Computes the gradient of the PC energy with respect to model parameters \(∇_θ \mathcal{F}\).

Main arguments:

params: Tuple with callable model layers and optional skip connections.
activities: List of activities for each layer free to vary.
y: Observation or target of the generative model.

Other arguments:

x: Optional prior of the generative model.
loss_id: Loss function to use at the output layer. Options are mean squared error "mse" (default) or cross-entropy "ce".
param_type: Determines the parameterisation. Options are "sp" (standard parameterisation), "mupc" (μPC), or "ntp" (neural tangent parameterisation). See _get_param_scalings() for the specific scalings of these different parameterisations.

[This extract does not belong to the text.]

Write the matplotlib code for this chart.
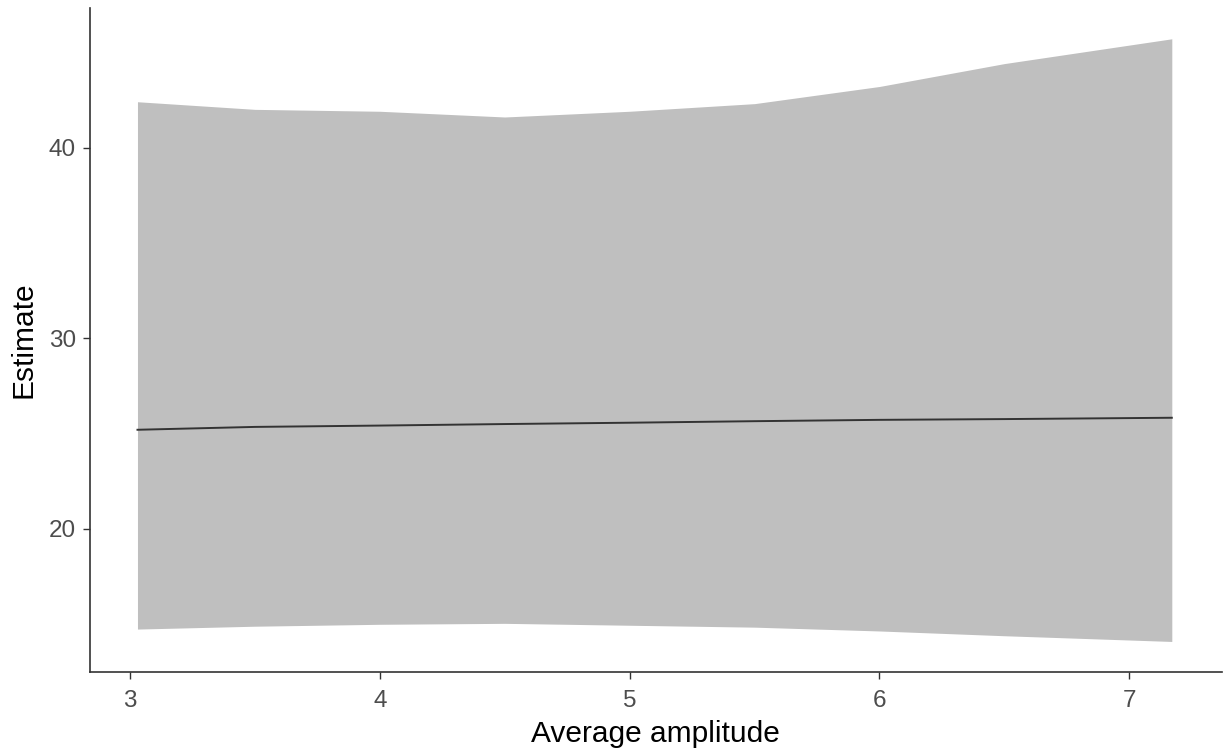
import matplotlib
matplotlib.use("Agg")
import matplotlib.pyplot as plt

plt.rcParams["font.family"] = ["Liberation Sans", "DejaVu Sans"]

# values
amplitude = [3.03, 3.5, 4.0, 4.5, 5.0, 5.5, 6.0, 6.5, 7.17]
estimate = [25.2, 25.35, 25.42, 25.5, 25.57, 25.65, 25.72, 25.76, 25.83]
upper = [42.4, 42.0, 41.9, 41.6, 41.9, 42.3, 43.2, 44.4, 45.7]
lower = [14.75, 14.9, 15.0, 15.05, 14.95, 14.85, 14.65, 14.4, 14.1]

x_ticks = [3, 4, 5, 6, 7]
y_ticks = [20, 30, 40]

fig = plt.figure(figsize=(12.23, 7.53), dpi=100)
ax = fig.add_axes([0.0736, 0.1076, 0.9254, 0.8814])

ax.fill_between(amplitude, lower, upper, color="#bfbfbf", linewidth=0)
ax.plot(amplitude, estimate, color="#333333", linewidth=1.4)

ax.set_xlim(2.84, 7.37)
ax.set_ylim(12.5, 47.3)
ax.set_xticks(x_ticks)
ax.set_yticks(y_ticks)

for side in ["top", "right"]:
    ax.spines[side].set_visible(False)
for side in ["left", "bottom"]:
    ax.spines[side].set_color("#333333")
    ax.spines[side].set_linewidth(1.2)

ax.tick_params(colors="#333333", labelcolor="#4d4d4d", labelsize=17.5, length=5, width=1, pad=5)
ax.tick_params(axis="x", pad=8)
ax.set_xlabel("Average amplitude", fontsize=21.5, color="black", labelpad=6)
ax.set_ylabel("Estimate", fontsize=21.5, color="black", labelpad=8)

fig.savefig("out.png", dpi=100)
plt.close(fig)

Defaults to "sp".
weight_decay: \(\ell^2\) regulariser for the weights (0 by default).
spectral_penalty: Weight spectral penalty of the form \(||\mathbf{I} - \mathbf{W}_\ell^T \mathbf{W}_\ell||^2\) (0 by default).
activity_decay: \(\ell^2\) regulariser for the activities (0 by default).

Returns:

List of parameter gradients for each model layer.

jpc.compute_hpc_param_grads(model: PyTree[typing.Callable], equilib_activities: PyTree[jax.Array | numpy.ndarray | numpy.bool | numpy.number | bool | int | float | complex], amort_activities: PyTree[jax.Array | numpy.ndarray | numpy.bool | numpy.number | bool | int | float | complex], x: typing.Union[jax.Array, numpy.ndarray, numpy.bool, numpy.number, bool, int, float, complex], y: typing.Union[jax.Array, numpy.ndarray, numpy.bool, numpy.number, bool, int, float, complex, NoneType] = None) -> PyTree[jax.Array] ¤

Computes the gradient of the hybrid PC energy with respect to the amortiser's parameters \(∇_θ \mathcal{F}\).

Warning

The input \(x\) and output \(y\) are reversed compared to jpc.compute_pc_param_grads() (\(x\) is the generator's target and \(y\) is its optional input or prior). Just think of \(x\) and \(y\) as the actual input and output of the amortiser, respectively.

Main arguments:

model: List of callable model (e.g. neural network) layers.
equilib_activities: List of equilibrated activities reached by the generator and target for the amortiser.
amort_activities: List of amortiser's feedforward guesses (initialisation) for the model activities.
x: Input to the amortiser.
y: Optional target of the amortiser (for supervised training).

Returns:

List of parameter gradients for each model layer.